I have the full Sky Q package, and I find it rock solid, with uptimes of 1000+ hours and no problems.
The boosters run on 2.4Ghz and 5Ghz, however the mesh network only uses 5Ghz as the backhaul between the devices, so the link between the main router, to the sky boxes, and the boosters, is all 5Ghz. Clients may connect in at 2.4Ghz (say a device not supporting 5Ghz), but the backhaul is only 2.4Ghz to the nearest TV Box/booster, this then feeds back over 5Ghz to the main router.
The airties MESH is quite intelligent, it can band steer things onto 5ghz / 2.4ghz depending on the usage. Things can be daisy chained yes, the MESH system will always figure out the best, most efficient route back to deliver the traffic as required. This may mean using daisy-chain or it may mean going direct from the booster to main AP, if devices are doing more latency, rather than speed requiring tasks.

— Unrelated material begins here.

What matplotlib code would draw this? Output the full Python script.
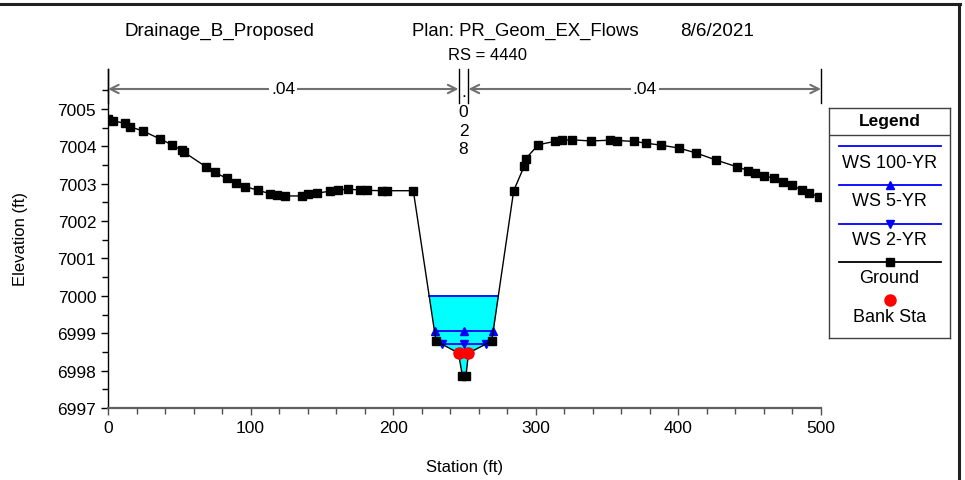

The streaming can be inconsistent, this is mainly where the WiFi signal is poor in a larger house, some engineers don't put in enough boosters, or place a booster too far from the main AP, so it's picking up a weak signal and boosting that on. The engineers have equipment to ensure this doesn't occur, but some typically rush things.
In my home I have the main router, a main Sky Q box, 2 boosters and 1 Mini box. When I had BT I had 1 router, and 1 repeater, but Sky insisted I had a strong signal in every room, as my main TV box and Mini are linked as far apart as possible. I get full WiFi all over.

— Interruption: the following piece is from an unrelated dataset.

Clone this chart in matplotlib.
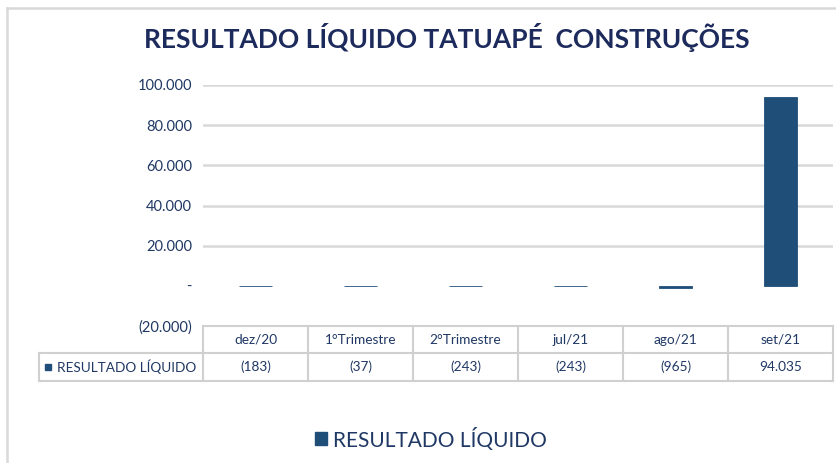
import matplotlib.pyplot as plt
import matplotlib.transforms as mtransforms
from matplotlib.lines import Line2D
from matplotlib.patches import Rectangle

# data
categorias = ['dez/20', '1°Trimestre', '2°Trimestre', 'jul/21', 'ago/21', 'set/21']
resultado = [-183, -37, -243, -243, -965, 94035]
serie_nome = 'RESULTADO LÍQUIDO'
titulo = 'RESULTADO LÍQUIDO TATUAPÉ  CONSTRUÇÕES'
yticks = [-20000, 0, 20000, 40000, 60000, 80000, 100000]

navy = '#1F3864'
bar_color = '#1F4E79'
grid_color = '#D9D9D9'

plt.rcParams['font.family'] = ['Lato', 'DejaVu Sans']

W, H = 836, 463
fig = plt.figure(figsize=(W / 100, H / 100), dpi=100)


def fx(px):
    return px / W


def fy(py):
    return 1 - py / H


# chart border
fig.add_artist(Line2D([fx(7), fx(7)], [fy(8), fy(470)], color=grid_color, lw=1.8))
fig.add_artist(Line2D([fx(7), fx(850)], [fy(8), fy(8)], color=grid_color, lw=1.8))

ax = fig.add_axes([fx(203), fy(326), fx(833) - fx(203), fy(85) - fy(326)])
x = list(range(len(categorias)))
ax.bar(x, resultado, width=0.31, color=bar_color, edgecolor=bar_color, linewidth=0.6)
ax.set_xlim(-0.5, len(categorias) - 0.5)
ax.set_ylim(-20000, 100000)
ax.set_yticks(yticks)


def fmt(v):
    if v == 0:
        return '-'
    s = f'{abs(v):,.0f}'.replace(',', '.')
    return f'({s})' if v < 0 else s


ax.set_yticklabels([fmt(v) for v in yticks], color=navy, fontsize=10.5)
ax.tick_params(axis='y', length=0, pad=8)
ax.set_xticks([])
for v in yticks:
    if v > 0:
        ax.axhline(v, color=grid_color, lw=1.8, zorder=0)
for s in ax.spines.values():
    s.set_visible(False)

# title
fig.text(fx(447), fy(38), titulo, ha='center', va='center', fontsize=19,
         fontweight='bold', color='#1C2A5C')

# data table
trans = mtransforms.blended_transform_factory(ax.transData, fig.transFigure)
y_top, y_mid, y_bot = fy(326), fy(353), fy(381)
edges = [i - 0.5 for i in range(len(categorias) + 1)]
tc = '#D0D0D0'
fig.add_artist(Line2D([fx(203), fx(833)], [y_top, y_top], color=tc, lw=1.5))
fig.add_artist(Line2D([fx(39), fx(833)], [y_mid, y_mid], color=tc, lw=1.5))
fig.add_artist(Line2D([fx(39), fx(833)], [y_bot, y_bot], color=tc, lw=1.5))
fig.add_artist(Line2D([fx(39), fx(39)], [y_mid, y_bot], color=tc, lw=1.5))
for e in edges:
    fig.add_artist(Line2D([e, e], [y_top, y_bot], color=tc, lw=1.5,
                          transform=trans))
for i, (c, v) in enumerate(zip(categorias, resultado)):
    fig.text(i, (y_top + y_mid) / 2, c, transform=trans, ha='center',
             va='center', fontsize=9.8, color=navy)
    fig.text(i, (y_mid + y_bot) / 2, fmt(v), transform=trans, ha='center',
             va='center', fontsize=9.8, color=navy)
fig.add_artist(Rectangle((fx(45), fy(370)), fx(6), fy(364) - fy(370),
                         color=bar_color, transform=fig.transFigure))
fig.text(fx(57), (y_mid + y_bot) / 2, serie_nome, ha='left', va='center',
         fontsize=9.8, color=navy)

# legend
fig.add_artist(Rectangle((fx(315), fy(445)), fx(12), fy(432) - fy(445),
                         color=bar_color, transform=fig.transFigure))
fig.text(fx(333), fy(439), serie_nome, ha='left', va='center', fontsize=15,
         color=navy)

fig.savefig('out.png', dpi=100)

The only feature I do not love about the airties MESH is the network management built into it, in effect no device can take all the bandwidth if it detects other devices are connected. It's basically a QOS built in that can't be turned off.
I can't complain too much about the system. I like how it intelligently steers me onto APs as I roam around... Never had a problem with either of the TV boxes. Some detail here:
http://wi-fi360.com/2016/01/28/airties-can-finally-t...
Worth noting, Sky has kept powerline on the TV boxes, just not on the main router. So in my house the TV boxes could effectively talk direct on powerline. My signal could even go main router - main Sky TV box - powerline- sky Mini Box - wifi - sky booster - wifi out to devices, or it could all go via WiFi.